Apparently the permission that parents were asked to give was pro forma. It was not really optional. The visit was mandatory. The parents were fined. The boy will go to the mosque. Ve haf vays of making you visit the mosque
Many thanks to Nash Montana for translating this brief item from oe24.at:
Student refuses mosque visit: 300 penalty
Parents are lodging an appeal. But still a 300 penalty is looming, and a forced visit to a mosque
According to the syllabus topic The Orient power factor, water and crude oil, a school class in the German town of Rendsburg was scheduled to visit a mosque. But one 13-year-old student did not want to make the visit, as the online portal mmnews.de reports. The parents sought a dialogue with the school after the announcement of the field trip destination. Since they arent members of any denomination or faith community, they were of the opinion that no one can be forced to step inside a religious facility. Why should we send our child to people who generally despise and condemn unbelievers? the parents asked the school.

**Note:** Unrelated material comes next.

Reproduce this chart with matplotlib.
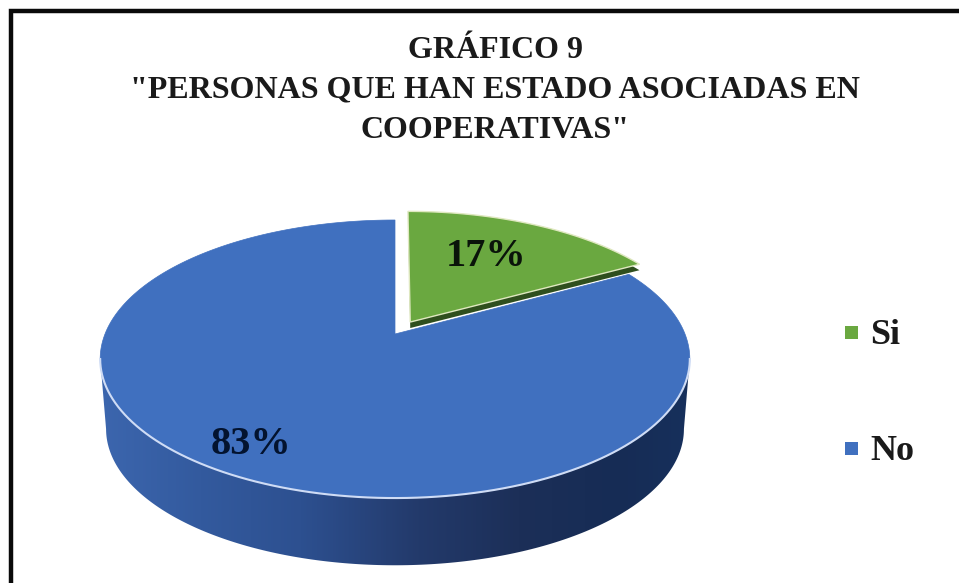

(Excerpt) Read more at gatesofvienna.net ...
I thought Scientology was prohibited in Germany. Wasn’t it in the 1990s?
On the day the kid has to go to the mosque, he should have some greasy bacon in the morning, and not wash his hands. Then make sure to touch every surface he can while in the mosque.
For a long time, the German gov’t refused to give Scientology tax-exempt status...saying they weren’t a religion. At some point, I want to say after 2010...some US pressure was pressed onto the Germans to give the status. While they might have gotten that status, I think they’ve found that Germans are the least likely candidates to buy into their deal. The minute you say that money is involved....that hypes up a German to ask what the heck they are getting.
I thought Germany was more aggressive because of the encrypted messaging Scientologists were using and their bullying tactics against their critics and those who’d left the cult.
My private opinion is that Scientology spent some time trying to find something to blackmail a couple of individuals within the two major political parties (CDU and SPD), and then got a private meeting where they found some logic to allow them to exist.
But here’s the other side of this coin. Roughly one-quarter of Germany is atheists, who won’t buy into any religion, period. Then you have forty percent of the nation who is hard-core Lutheran or Catholic. That only leaves around 30-percent of the nation that you might be able to draw into the pitch....but then you run into the next issues.
A large segment of society is working middle-class with no money to throw away. Then you have the general skeptical view of Germans when it comes to begging money off people. I’d take a guess that out of a thousand German adults....they might only be able to convince two or three people to come and spend a weekend at one of their seminars.
Rich Germans “Hollywood” types? German TV doesn’t pay those salaries, and the movie-production studios don’t give out 7-figure salaries for movies. So, they don’t have money to throw at this type of religious experience, and neither do the music industry types.
Anyone else getting “attack site” warnings? Apparently google claims it.